GIVEN INFORMATION

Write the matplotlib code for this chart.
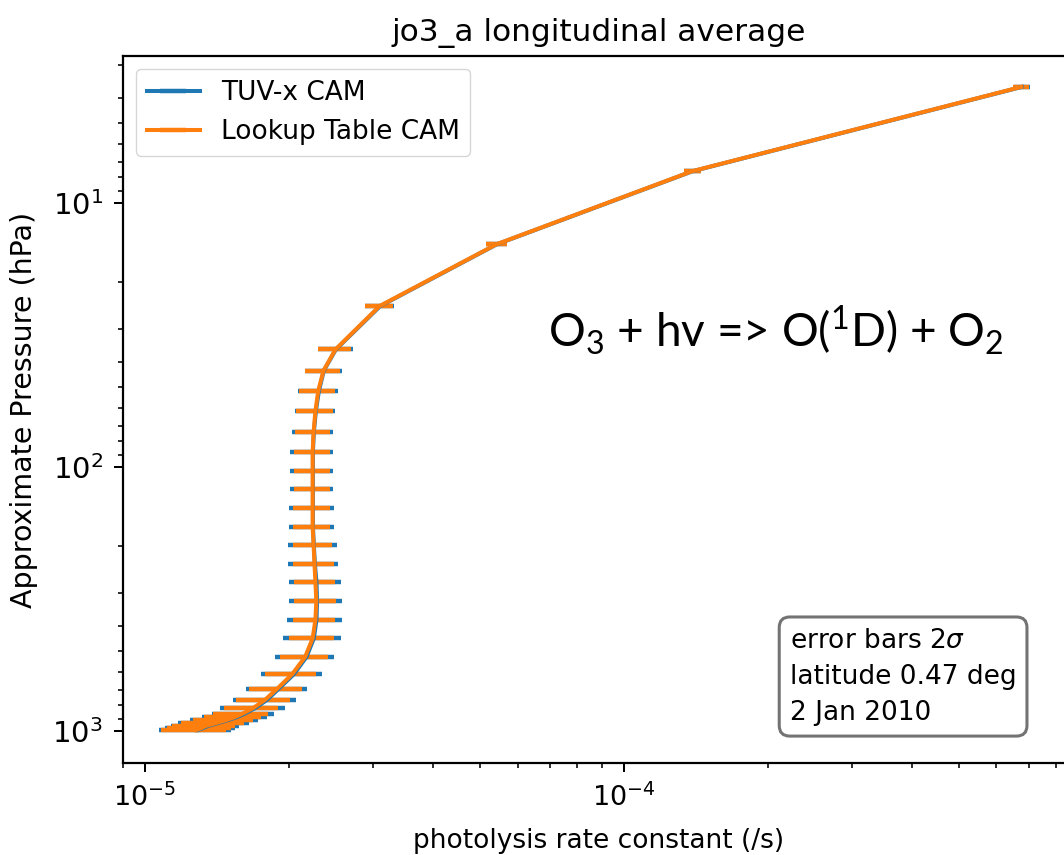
import matplotlib
matplotlib.use("Agg")
import matplotlib.pyplot as plt

# CAM mid-level pressures (hPa)
pressure = [3.64, 7.59, 14.36, 24.61, 35.92, 43.19, 51.68, 61.52, 73.75, 87.82,
            103.32, 121.55, 142.99, 168.23, 197.91, 232.83, 273.91, 322.24, 379.10, 445.99,
            524.69, 609.78, 691.39, 763.40, 820.86, 859.53, 887.02, 912.64, 936.20, 957.49,
            976.33, 992.56]

# photolysis rates, units of 1e-5 /s
tuv_j = [67.8, 13.93, 5.43, 3.10, 2.505, 2.364, 2.308, 2.275, 2.253, 2.243,
         2.243, 2.243, 2.243, 2.243, 2.253, 2.264, 2.282, 2.288, 2.282, 2.253,
         2.175, 2.047, 1.905, 1.798, 1.697, 1.618, 1.556, 1.483, 1.413, 1.354,
         1.321, 1.290]
tuv_err = [2.6, 0.58, 0.28, 0.22, 0.21, 0.21, 0.22, 0.22, 0.22, 0.23,
           0.23, 0.23, 0.24, 0.24, 0.26, 0.27, 0.28, 0.29, 0.30, 0.31,
           0.31, 0.30, 0.28, 0.27, 0.26, 0.24, 0.24, 0.24, 0.24, 0.22,
           0.22, 0.22]

lut_j = [67.6, 13.90, 5.42, 3.09, 2.50, 2.36, 2.30, 2.27, 2.25, 2.24,
         2.24, 2.24, 2.24, 2.24, 2.25, 2.26, 2.27, 2.28, 2.27, 2.24,
         2.16, 2.03, 1.89, 1.78, 1.68, 1.60, 1.54, 1.47, 1.40, 1.34,
         1.31, 1.28]
lut_err = [2.5, 0.56, 0.27, 0.21, 0.20, 0.20, 0.20, 0.20, 0.19, 0.19,
           0.19, 0.19, 0.20, 0.20, 0.21, 0.22, 0.22, 0.23, 0.23, 0.24,
           0.25, 0.25, 0.24, 0.23, 0.22, 0.21, 0.21, 0.21, 0.21, 0.20,
           0.20, 0.20]

scale = 1e-5
plt.rcParams['mathtext.rm'] = 'Lato'

fig = plt.figure(figsize=(10.64, 8.55), dpi=100)
ax = fig.add_axes([0.1156, 0.1076, 0.8947, 0.8269])

ax.errorbar([v * scale for v in tuv_j], pressure, xerr=[e * scale for e in tuv_err],
            color='C0', lw=2.9, elinewidth=3.2, label='TUV-x CAM')
ax.errorbar([v * scale for v in lut_j], pressure, xerr=[e * scale for e in lut_err],
            color='C1', lw=2.9, elinewidth=3.2, label='Lookup Table CAM')

ax.set_xscale('log')
ax.set_yscale('log')
ax.set_xlim(9.0e-6, 8.75e-4)
ax.set_ylim(1323, 2.78)

ax.set_title('jo3_a longitudinal average', fontsize=22.5, pad=11)
ax.set_xlabel('photolysis rate constant (/s)', fontsize=19, labelpad=12)
ax.set_ylabel('Approximate Pressure (hPa)', fontsize=20.5, labelpad=10)
ax.tick_params(which='major', length=6.5, width=1.45, pad=8)
ax.tick_params(axis='x', which='major', labelsize=19.5)
ax.tick_params(axis='y', which='major', labelsize=21)
ax.tick_params(which='minor', length=3.7, width=1.15)
for s in ax.spines.values():
    s.set_linewidth(1.6)

ax.legend(loc='upper left', fontsize=19, handlelength=2.0)

ax.text(0.9385, 0.053, 'error bars 2$\\sigma$\nlatitude 0.47 deg\n2 Jan 2010',
        transform=ax.transAxes, ha='right', va='bottom', multialignment='left',
        fontsize=19, linespacing=1.5,
        bbox=dict(boxstyle='round,pad=0.4', facecolor='white', edgecolor='black',
                  alpha=0.55, linewidth=2.2))

fig.text(548 / 1064, 1 - 347 / 855, 'O$_3$ + hv => O($^1$D) + O$_2$',
         fontsize=33, family='Lato', math_fontfamily='custom',
         ha='left', va='baseline')

fig.savefig('out.png', dpi=100)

GOAL OF THE EXERCISE
Reproduce exactly the run of lines that opens the listing and closes with the line holding "ax.set_ylim(1323, 2.78)". Pictures are excluded.

EXERCISE RESPONSE
Write the matplotlib code for this chart.
import matplotlib
matplotlib.use("Agg")
import matplotlib.pyplot as plt

# CAM mid-level pressures (hPa)
pressure = [3.64, 7.59, 14.36, 24.61, 35.92, 43.19, 51.68, 61.52, 73.75, 87.82,
            103.32, 121.55, 142.99, 168.23, 197.91, 232.83, 273.91, 322.24, 379.10, 445.99,
            524.69, 609.78, 691.39, 763.40, 820.86, 859.53, 887.02, 912.64, 936.20, 957.49,
            976.33, 992.56]

# photolysis rates, units of 1e-5 /s
tuv_j = [67.8, 13.93, 5.43, 3.10, 2.505, 2.364, 2.308, 2.275, 2.253, 2.243,
         2.243, 2.243, 2.243, 2.243, 2.253, 2.264, 2.282, 2.288, 2.282, 2.253,
         2.175, 2.047, 1.905, 1.798, 1.697, 1.618, 1.556, 1.483, 1.413, 1.354,
         1.321, 1.290]
tuv_err = [2.6, 0.58, 0.28, 0.22, 0.21, 0.21, 0.22, 0.22, 0.22, 0.23,
           0.23, 0.23, 0.24, 0.24, 0.26, 0.27, 0.28, 0.29, 0.30, 0.31,
           0.31, 0.30, 0.28, 0.27, 0.26, 0.24, 0.24, 0.24, 0.24, 0.22,
           0.22, 0.22]

lut_j = [67.6, 13.90, 5.42, 3.09, 2.50, 2.36, 2.30, 2.27, 2.25, 2.24,
         2.24, 2.24, 2.24, 2.24, 2.25, 2.26, 2.27, 2.28, 2.27, 2.24,
         2.16, 2.03, 1.89, 1.78, 1.68, 1.60, 1.54, 1.47, 1.40, 1.34,
         1.31, 1.28]
lut_err = [2.5, 0.56, 0.27, 0.21, 0.20, 0.20, 0.20, 0.20, 0.19, 0.19,
           0.19, 0.19, 0.20, 0.20, 0.21, 0.22, 0.22, 0.23, 0.23, 0.24,
           0.25, 0.25, 0.24, 0.23, 0.22, 0.21, 0.21, 0.21, 0.21, 0.20,
           0.20, 0.20]

scale = 1e-5
plt.rcParams['mathtext.rm'] = 'Lato'

fig = plt.figure(figsize=(10.64, 8.55), dpi=100)
ax = fig.add_axes([0.1156, 0.1076, 0.8947, 0.8269])

ax.errorbar([v * scale for v in tuv_j], pressure, xerr=[e * scale for e in tuv_err],
            color='C0', lw=2.9, elinewidth=3.2, label='TUV-x CAM')
ax.errorbar([v * scale for v in lut_j], pressure, xerr=[e * scale for e in lut_err],
            color='C1', lw=2.9, elinewidth=3.2, label='Lookup Table CAM')

ax.set_xscale('log')
ax.set_yscale('log')
ax.set_xlim(9.0e-6, 8.75e-4)
ax.set_ylim(1323, 2.78)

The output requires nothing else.